The real breakthrough came in the 1870s when the Scott Paper Company began mass producing rolls. These were cheaper, more accessible, and far more convenient. Over time, toilet paper transformed from a luxury to a necessity. By the early twentieth century it became an essential product in Western households. Softness, thickness, and perforation became competitive selling points. Two ply arrived. Then three ply. Then quilted. You know you have reached peak civilisation when companies fight over how soft they can make something designed for a very specific purpose.
But the story of toilet paper gets even better when you consider how reluctant people were to admit they needed it. Early advertisements avoided saying what the product was actually for because Victorian sensibilities were too delicate. Marketers danced around the topic like nervous ballroom dancers. It took decades before people casually accepted toilet paper as something one could speak about in public without fainting.
And yet, despite the silence, the world moved forward. Today toilet paper is so integral to society that the mere hint of shortage can send entire nations into chaos. We have seen it. Humans will fight over a roll with the kind of determination armies dream about.
This tells us something important. Toilet paper is not just a convenience. It is a symbol. A quiet reminder that progress often looks ridiculous in hindsight. The path from communal sponges and ceramic stones to soft triple ply luxury is a journey worth celebrating. It shows that humanity does eventually learn. Slowly. Confused at first. But with a surprising amount of determination.

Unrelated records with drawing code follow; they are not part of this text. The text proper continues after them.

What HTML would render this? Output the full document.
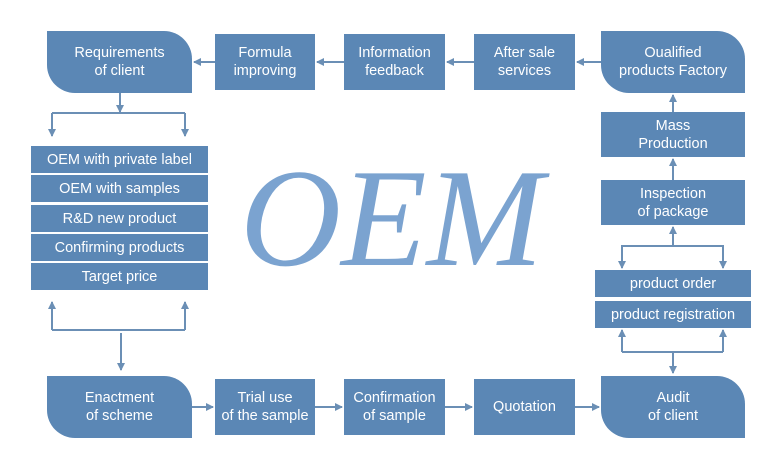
<!DOCTYPE html>
<html><head><meta charset="utf-8"><style>
body{margin:0;width:783px;height:465px;background:#fff;position:relative;overflow:hidden;font-family:"Liberation Sans",sans-serif;}
.b{position:absolute;background:#5b87b5;color:#fff;display:flex;align-items:center;justify-content:center;text-align:center;font-size:14.5px;line-height:18px;}
.r{border-radius:0 28px 0 28px;}
.oem{position:absolute;left:240px;top:149px;font-family:"Liberation Serif",serif;font-style:italic;font-size:140px;line-height:140px;color:#7ba3d0;letter-spacing:0px;}
svg{position:absolute;left:0;top:0;}
</style></head><body>
<div class="oem">OEM</div>
<div class="b r" style="left:47px;top:31px;width:145px;height:62px">Requirements<br>of client</div>
<div class="b" style="left:215px;top:34px;width:100px;height:56px">Formula<br>improving</div>
<div class="b" style="left:344px;top:34px;width:101px;height:56px">Information<br>feedback</div>
<div class="b" style="left:474px;top:34px;width:101px;height:56px">After sale<br>services</div>
<div class="b r" style="left:601px;top:31px;width:144px;height:62px">Oualified<br>products Factory</div>
<div class="b" style="left:601px;top:112px;width:144px;height:45px">Mass<br>Production</div>
<div class="b" style="left:601px;top:180px;width:144px;height:45px">Inspection<br>of package</div>
<div class="b" style="left:595px;top:270px;width:156px;height:27px">product order</div>
<div class="b" style="left:595px;top:301px;width:156px;height:27px">product registration</div>
<div class="b r" style="left:601px;top:376px;width:144px;height:62px">Audit<br>of client</div>
<div class="b" style="left:474px;top:379px;width:101px;height:56px">Quotation</div>
<div class="b" style="left:344px;top:379px;width:101px;height:56px">Confirmation<br>of sample</div>
<div class="b" style="left:215px;top:379px;width:100px;height:56px">Trial use<br>of the sample</div>
<div class="b r" style="left:47px;top:376px;width:145px;height:62px">Enactment<br>of scheme</div>
<div class="b" style="left:31px;top:146px;width:177px;height:27px">OEM with private label</div>
<div class="b" style="left:31px;top:175px;width:177px;height:27px">OEM with samples</div>
<div class="b" style="left:31px;top:205px;width:177px;height:27px">R&amp;D new product</div>
<div class="b" style="left:31px;top:234px;width:177px;height:27px">Confirming products</div>
<div class="b" style="left:31px;top:263px;width:177px;height:27px">Target price</div>
<svg width="783" height="465" viewBox="0 0 783 465">
<defs><marker id="a" markerWidth="8" markerHeight="8" refX="7" refY="4" orient="auto" markerUnits="userSpaceOnUse"><path d="M0,0 L8,4 L0,8 z" fill="#6b8fb5"/></marker></defs>
<g stroke="#6b8fb5" stroke-width="2" fill="none">
<line x1="215" y1="62" x2="194" y2="62" marker-end="url(#a)"/>
<line x1="344" y1="62" x2="317" y2="62" marker-end="url(#a)"/>
<line x1="474" y1="62" x2="447" y2="62" marker-end="url(#a)"/>
<line x1="601" y1="62" x2="577" y2="62" marker-end="url(#a)"/>
<line x1="673" y1="112" x2="673" y2="95" marker-end="url(#a)"/>
<line x1="673" y1="180" x2="673" y2="159" marker-end="url(#a)"/>
<polyline points="622,268 622,246 723,246 723,268"/>
<line x1="622" y1="246" x2="622" y2="268" marker-end="url(#a)"/>
<line x1="723" y1="246" x2="723" y2="268" marker-end="url(#a)"/>
<line x1="673" y1="246" x2="673" y2="227" marker-end="url(#a)"/>
<polyline points="622,352 723,352"/>
<line x1="622" y1="352" x2="622" y2="330" marker-end="url(#a)"/>
<line x1="723" y1="352" x2="723" y2="330" marker-end="url(#a)"/>
<line x1="673" y1="352" x2="673" y2="373" marker-end="url(#a)"/>
<line x1="192" y1="407" x2="213" y2="407" marker-end="url(#a)"/>
<line x1="315" y1="407" x2="342" y2="407" marker-end="url(#a)"/>
<line x1="445" y1="407" x2="472" y2="407" marker-end="url(#a)"/>
<line x1="575" y1="407" x2="599" y2="407" marker-end="url(#a)"/>
<line x1="120" y1="93" x2="120" y2="112" marker-end="url(#a)"/>
<polyline points="52,113 185,113"/>
<line x1="52" y1="113" x2="52" y2="136" marker-end="url(#a)"/>
<line x1="185" y1="113" x2="185" y2="136" marker-end="url(#a)"/>
<polyline points="52,330 185,330"/>
<line x1="52" y1="330" x2="52" y2="302" marker-end="url(#a)"/>
<line x1="185" y1="330" x2="185" y2="302" marker-end="url(#a)"/>
<line x1="121" y1="333" x2="121" y2="370" marker-end="url(#a)"/>
</g></svg>
</body></html>
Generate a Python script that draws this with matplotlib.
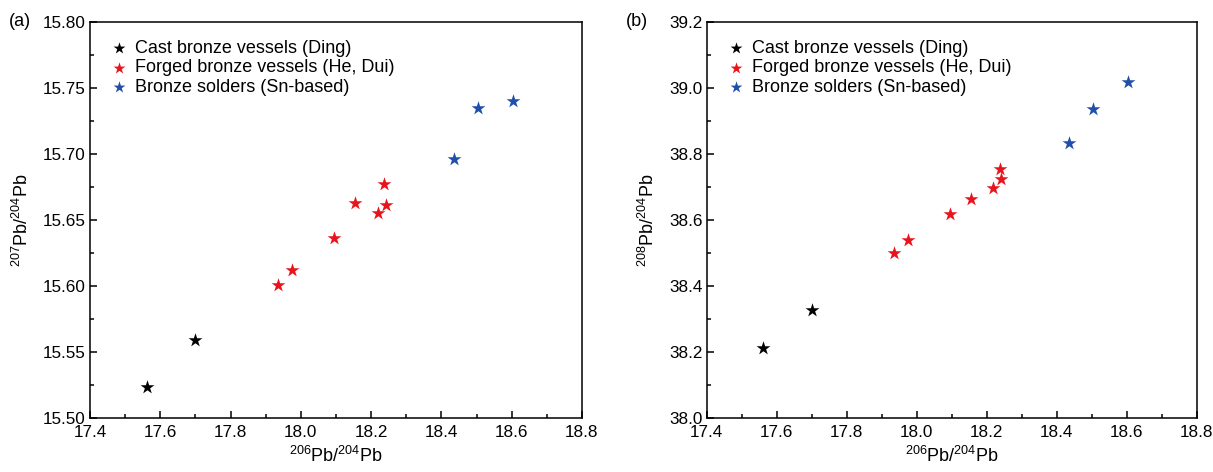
import matplotlib
matplotlib.use("Agg")
import matplotlib.pyplot as plt
from matplotlib.ticker import MultipleLocator

plt.rcParams['font.family'] = ['Liberation Sans', 'DejaVu Sans']
plt.rcParams['mathtext.fontset'] = 'custom'
plt.rcParams['mathtext.rm'] = 'Liberation Sans'
plt.rcParams['mathtext.it'] = 'Liberation Sans:italic'

# data
cast_206 = [17.562, 17.700]
cast_207 = [15.524, 15.559]
cast_208 = [38.214, 38.328]

forged_206 = [17.934, 17.974, 18.095, 18.155, 18.219, 18.238, 18.242]
forged_207 = [15.601, 15.612, 15.636, 15.663, 15.655, 15.677, 15.661]
forged_208 = [38.501, 38.540, 38.618, 38.663, 38.698, 38.755, 38.723]

solder_206 = [18.436, 18.505, 18.605]
solder_207 = [15.696, 15.735, 15.740]
solder_208 = [38.832, 38.936, 39.017]

labels = ["Cast bronze vessels (Ding)",
          "Forged bronze vessels (He, Dui)",
          "Bronze solders (Sn-based)"]
colors = ["black", "#e8141c", "#1f4fa8"]

fig = plt.figure(figsize=(12.13, 4.72), dpi=100)
ax1 = fig.add_axes([0.0742, 0.1138, 0.4056, 0.8405])
ax2 = fig.add_axes([0.5826, 0.1138, 0.4040, 0.8405])


def draw(ax, ys, ylim, major, minor, ylabel, fmt):
    xs = [cast_206, forged_206, solder_206]
    for x, y, c, lab in zip(xs, ys, colors, labels):
        ax.scatter(x, y, marker="*", s=110, color=c, linewidths=0, label=lab)
    ax.set_xlim(17.4, 18.8)
    ax.set_ylim(*ylim)
    ax.xaxis.set_major_locator(MultipleLocator(0.2))
    ax.xaxis.set_minor_locator(MultipleLocator(0.1))
    ax.yaxis.set_major_locator(MultipleLocator(major))
    ax.yaxis.set_minor_locator(MultipleLocator(minor))
    ax.yaxis.set_major_formatter(plt.FormatStrFormatter(fmt))
    ax.xaxis.set_major_formatter(plt.FormatStrFormatter("%.1f"))
    ax.tick_params(which="both", direction="in", top=False, right=False,
                   labelsize=12.3, width=1.1)
    ax.tick_params(which="major", length=5, pad=3)
    ax.tick_params(which="minor", length=3)
    ax.tick_params(axis="x", which="major", pad=5)
    for sp in ax.spines.values():
        sp.set_linewidth(1.1)
    ax.set_xlabel(r"$^{206}$Pb/$^{204}$Pb", fontsize=13, labelpad=4)
    ax.set_ylabel(ylabel, fontsize=13, labelpad=8)
    ax.legend(loc="upper left", frameon=False, fontsize=13, markerscale=0.85,
              handletextpad=0.3, labelspacing=0.15, borderaxespad=0.6,
              handlelength=1.2, scatterpoints=1)


draw(ax1, [cast_207, forged_207, solder_207], (15.50, 15.80), 0.05, 0.025,
     r"$^{207}$Pb/$^{204}$Pb", "%.2f")
draw(ax2, [cast_208, forged_208, solder_208], (38.0, 39.2), 0.2, 0.1,
     r"$^{208}$Pb/$^{204}$Pb", "%.1f")

fig.text(0.007, 0.955, "(a)", fontsize=13, va="center")
fig.text(0.516, 0.955, "(b)", fontsize=13, va="center")

fig.savefig("out.png", dpi=100)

And the real beauty is that this everyday object still carries the history of all the strange things that came before it. Every roll in your bathroom is part of a lineage that includes snow, moss, shells, sticks, catalogues, and the boldest sponge-sharing arrangement ever recorded. Toilet paper is the punchline to one of history’s longest jokes.
There is a certain comfort in that. A sense that even when civilisation is fumbling around, it eventually figures out a solution that does not involve picking up a stone and hoping for the best. It is a reminder that progress often looks absurd but ends up saving us from ourselves.
Toilet paper might seem simple, but its origin story is anything but. It is a tale of human resilience, questionable judgement, and a universal need that transcends time, culture, and geography. It is the great equaliser. The practical hero. The soft-spoken legend.
So next time you reach for a roll, remember the long, chaotic history that brought it to you. Remember the sponge. Remember the stones. Remember the snow. And remember that somewhere out there is an archaeological team still uncovering evidence that ancient people had solutions they really should have kept secret.